The Mechanism And Performance Analysis Of A Completely Decoupled Forging Manipulator

As one of the important equipments for the modern forging system, forging manipulator is used for gripping large forgings to cooperate with forging press. By using the forging manipulator, production efficiency and quality of the heavy forged piece can be greatly improved. The research and development have reached the advanced level abroad, however, we should dependent on imports the technology and products. So it seems to be of great significance for owning independent researche and technology of forging manipulators.Firstly, this paper introduces a completely decoupled forging manipulator mechanism, it is based on the linear output characteristics of Hoekens nearly linear output four-bar linkages mechanism, then put it directly in horizontal buffering mechanism of forging manipulator, so it can realize the decoupling of lifting and horizontal movement when the manipulator do lifting movement.
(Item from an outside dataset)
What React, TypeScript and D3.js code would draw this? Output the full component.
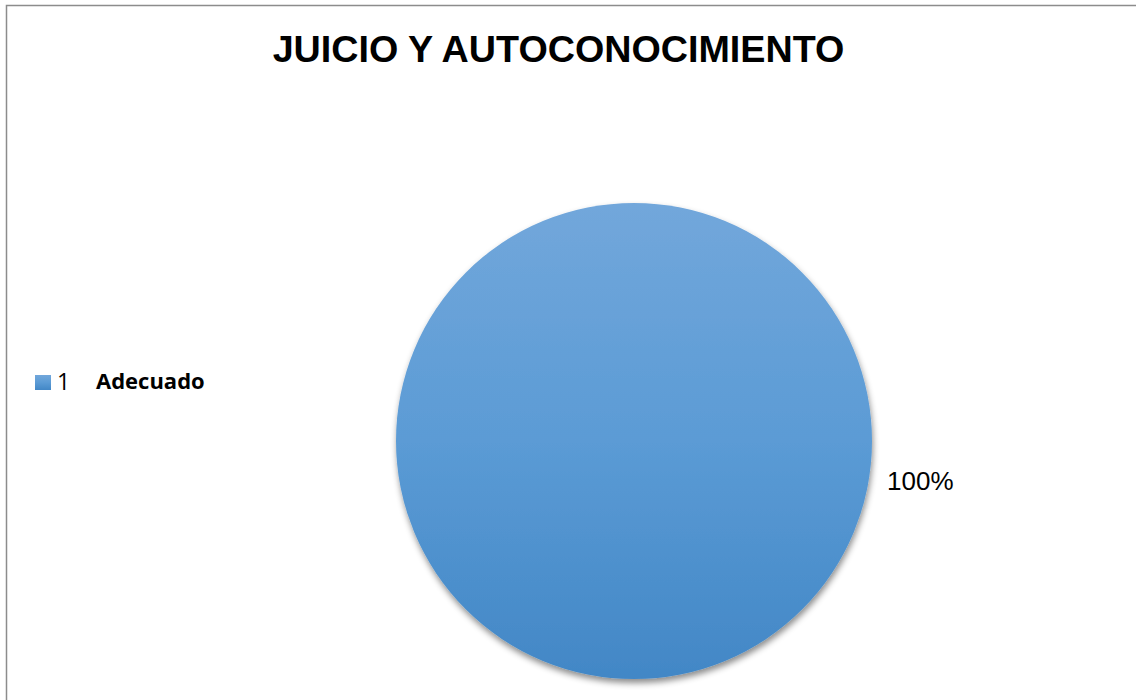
import * as React from 'react';
import * as d3 from 'd3';

const categories = ['Adecuado'];
const legendIndex = ['1'];
const values = [100];
const title = 'JUICIO Y AUTOCONOCIMIENTO';

const W = 1136;
const H = 700;
const SANS = "'Liberation Sans', Arial, Helvetica, sans-serif";
const LEGEND_FONT = "'Open Sans', Lato, sans-serif";

export default function App() {
  const ref = React.useRef<SVGSVGElement>(null);

  React.useEffect(() => {
    const svg = d3.select(ref.current);
    svg.selectAll('*').remove();

    const defs = svg.append('defs');
    const grad = defs.append('linearGradient')
      .attr('id', 'sliceGrad')
      .attr('x1', 0).attr('y1', 0).attr('x2', 0).attr('y2', 1);
    grad.append('stop').attr('offset', '0%').attr('stop-color', '#72a7db');
    grad.append('stop').attr('offset', '50%').attr('stop-color', '#5b9bd5');
    grad.append('stop').attr('offset', '100%').attr('stop-color', '#4287c6');

    const shadow = defs.append('filter')
      .attr('id', 'shadow')
      .attr('x', '-10%').attr('y', '-10%')
      .attr('width', '120%').attr('height', '120%');
    shadow.append('feDropShadow')
      .attr('dx', 1).attr('dy', 4)
      .attr('stdDeviation', 3)
      .attr('flood-color', '#000')
      .attr('flood-opacity', 0.45);

    // chart area frame
    svg.append('rect')
      .attr('x', 6.5).attr('y', 5.5)
      .attr('width', W + 20).attr('height', H + 20)
      .attr('fill', '#fff')
      .attr('stroke', '#8c8c8c')
      .attr('stroke-width', 1.5);

    svg.append('text')
      .attr('x', 558.5)
      .attr('y', 62)
      .attr('text-anchor', 'middle')
      .style('font-family', SANS)
      .attr('font-weight', 'bold')
      .attr('font-size', '37.7px')
      .attr('fill', '#000')
      .text(title);

    const cx = 634;
    const cy = 441;
    const radius = 238;

    const pie = d3.pie<number>().sort(null).startAngle(0).endAngle(2 * Math.PI);
    const arc = d3.arc<d3.PieArcDatum<number>>().innerRadius(0).outerRadius(radius);
    const arcs = pie(values);

    const g = svg.append('g').attr('transform', `translate(${cx}, ${cy})`);
    g.selectAll('path.slice')
      .data(arcs)
      .enter()
      .append('path')
      .attr('class', 'slice')
      .attr('d', arc)
      .attr('fill', 'url(#sliceGrad)')
      .attr('filter', 'url(#shadow)');

    const total = d3.sum(values);
    g.selectAll('text.label')
      .data(arcs)
      .enter()
      .append('text')
      .attr('class', 'label')
      .attr('x', radius + 15)
      .attr('y', 49)
      .style('font-family', SANS)
      .attr('font-size', '26px')
      .attr('fill', '#000')
      .text((d) => `${Math.round((d.data / total) * 100)}%`);

    const legend = svg.append('g').attr('transform', 'translate(35, 375)');
    categories.forEach((c, i) => {
      const row = legend.append('g').attr('transform', `translate(0, ${i * 28})`);
      row.append('rect')
        .attr('width', 16).attr('height', 15)
        .attr('fill', 'url(#sliceGrad)');
      row.append('text')
        .attr('x', 22).attr('y', 15)
        .style('font-family', LEGEND_FONT)
        .attr('font-size', '23px')
        .attr('fill', '#000')
        .text(legendIndex[i]);
      row.append('text')
        .attr('x', 61).attr('y', 14)
        .style('font-family', LEGEND_FONT)
        .attr('font-weight', 'bold')
        .attr('font-size', '22px')
        .attr('fill', '#000')
        .text(c);
    });
  }, []);

  return (
    <svg
      ref={ref}
      width={W}
      height={H}
      style={{ position: 'absolute', left: 0, top: 0, display: 'block', background: '#fff' }}
    />
  );
}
We used the screw theory to analyze the degree of freedom(DOF) of the completely decoupled forging manipulator mechanism; the model of positive and negative position solution of the mechanism is established in three different working conditions. Then the position and velocity analysis are carried out respectively based on three different forging processes. Obtain its Jacobian matrix in preparation for the dynamic solution.Secondly, based on the engineering practice, analysis its statics and dynamics in lifting, pitch movement and forging stages. The static equilibrium equations for different forging processes of forging manipulator are studied based on Newton-Euripides method. Then based on the velocity analysis, the angular acceleration of each link’s attitude angle is obtained. The dynamic model is established by principle of virtual work. The force of each hydrauli cylinder and joint are achiecved by solving the equations above and compared with a typical DDS forging manipulator, to prepare for the optimal design of the structure.Finally, experimental model with ratio 1/20 of a new forging manipulator is developed and build a motor control system to verification the decoupling of the completely decoupled forging manipulator mechanism.